Supplied data:
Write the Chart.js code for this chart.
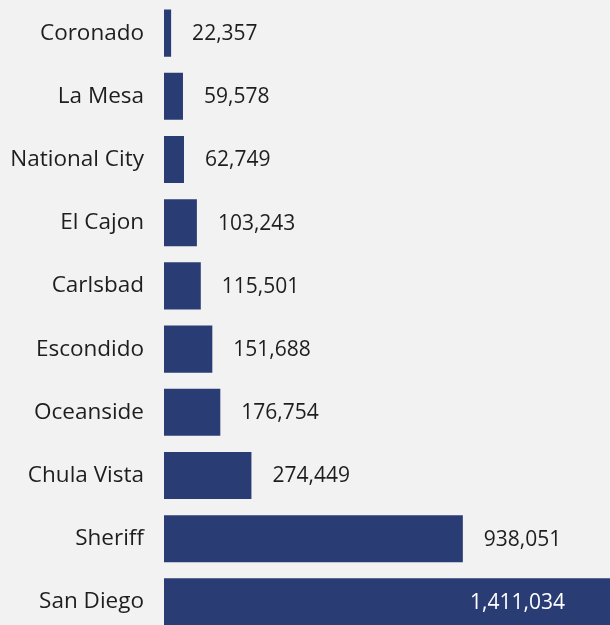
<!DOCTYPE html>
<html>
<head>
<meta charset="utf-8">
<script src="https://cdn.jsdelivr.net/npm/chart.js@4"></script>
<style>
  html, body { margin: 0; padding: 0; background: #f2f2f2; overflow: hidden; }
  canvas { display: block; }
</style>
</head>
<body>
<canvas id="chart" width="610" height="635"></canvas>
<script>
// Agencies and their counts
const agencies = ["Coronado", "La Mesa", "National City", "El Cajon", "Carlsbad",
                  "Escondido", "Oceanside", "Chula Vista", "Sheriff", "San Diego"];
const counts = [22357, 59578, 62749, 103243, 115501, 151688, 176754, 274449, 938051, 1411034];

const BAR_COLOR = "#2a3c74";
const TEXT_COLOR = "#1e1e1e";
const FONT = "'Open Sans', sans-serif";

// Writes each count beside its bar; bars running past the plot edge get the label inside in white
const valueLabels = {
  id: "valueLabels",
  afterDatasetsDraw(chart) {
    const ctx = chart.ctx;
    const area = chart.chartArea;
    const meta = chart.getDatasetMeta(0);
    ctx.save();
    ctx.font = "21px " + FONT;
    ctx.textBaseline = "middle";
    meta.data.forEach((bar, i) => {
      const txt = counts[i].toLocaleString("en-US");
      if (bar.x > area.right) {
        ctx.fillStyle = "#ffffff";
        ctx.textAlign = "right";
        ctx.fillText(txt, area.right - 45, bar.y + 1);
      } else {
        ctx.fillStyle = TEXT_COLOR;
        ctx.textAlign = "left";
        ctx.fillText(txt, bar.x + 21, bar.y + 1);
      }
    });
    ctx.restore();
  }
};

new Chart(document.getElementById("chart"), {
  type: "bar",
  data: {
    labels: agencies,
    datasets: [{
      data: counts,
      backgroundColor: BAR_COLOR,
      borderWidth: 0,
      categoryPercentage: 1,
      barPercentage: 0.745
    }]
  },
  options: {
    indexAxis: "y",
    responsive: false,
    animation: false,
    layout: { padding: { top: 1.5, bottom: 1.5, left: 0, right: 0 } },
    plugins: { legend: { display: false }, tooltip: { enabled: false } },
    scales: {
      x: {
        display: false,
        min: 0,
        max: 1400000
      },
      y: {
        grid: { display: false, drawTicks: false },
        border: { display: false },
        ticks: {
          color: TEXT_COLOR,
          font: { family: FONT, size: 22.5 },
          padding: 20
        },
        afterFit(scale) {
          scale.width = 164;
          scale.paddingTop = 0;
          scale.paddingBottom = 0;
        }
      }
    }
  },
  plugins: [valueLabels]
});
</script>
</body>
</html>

Given instruction: Pictures in the data above should not be copied; transcribe everything else exactly.

Written response:
Write the Chart.js code for this chart.
<!DOCTYPE html>
<html>
<head>
<meta charset="utf-8">
<script src="https://cdn.jsdelivr.net/npm/chart.js@4"></script>
<style>
  html, body { margin: 0; padding: 0; background: #f2f2f2; overflow: hidden; }
  canvas { display: block; }
</style>
</head>
<body>
<canvas id="chart" width="610" height="635"></canvas>
<script>
// Agencies and their counts
const agencies = ["Coronado", "La Mesa", "National City", "El Cajon", "Carlsbad",
                  "Escondido", "Oceanside", "Chula Vista", "Sheriff", "San Diego"];
const counts = [22357, 59578, 62749, 103243, 115501, 151688, 176754, 274449, 938051, 1411034];

const BAR_COLOR = "#2a3c74";
const TEXT_COLOR = "#1e1e1e";
const FONT = "'Open Sans', sans-serif";

// Writes each count beside its bar; bars running past the plot edge get the label inside in white
const valueLabels = {
  id: "valueLabels",
  afterDatasetsDraw(chart) {
    const ctx = chart.ctx;
    const area = chart.chartArea;
    const meta = chart.getDatasetMeta(0);
    ctx.save();
    ctx.font = "21px " + FONT;
    ctx.textBaseline = "middle";
    meta.data.forEach((bar, i) => {
      const txt = counts[i].toLocaleString("en-US");
      if (bar.x > area.right) {
        ctx.fillStyle = "#ffffff";
        ctx.textAlign = "right";
        ctx.fillText(txt, area.right - 45, bar.y + 1);
      } else {
        ctx.fillStyle = TEXT_COLOR;
        ctx.textAlign = "left";
        ctx.fillText(txt, bar.x + 21, bar.y + 1);
      }
    });
    ctx.restore();
  }
};

new Chart(document.getElementById("chart"), {
  type: "bar",
  data: {
    labels: agencies,
    datasets: [{
      data: counts,
      backgroundColor: BAR_COLOR,
      borderWidth: 0,
      categoryPercentage: 1,
      barPercentage: 0.745
    }]
  },
  options: {
    indexAxis: "y",
    responsive: false,
    animation: false,
    layout: { padding: { top: 1.5, bottom: 1.5, left: 0, right: 0 } },
    plugins: { legend: { display: false }, tooltip: { enabled: false } },
    scales: {
      x: {
        display: false,
        min: 0,
        max: 1400000
      },
      y: {
        grid: { display: false, drawTicks: false },
        border: { display: false },
        ticks: {
          color: TEXT_COLOR,
          font: { family: FONT, size: 22.5 },
          padding: 20
        },
        afterFit(scale) {
          scale.width = 164;
          scale.paddingTop = 0;
          scale.paddingBottom = 0;
        }
      }
    }
  },
  plugins: [valueLabels]
});
</script>
</body>
</html>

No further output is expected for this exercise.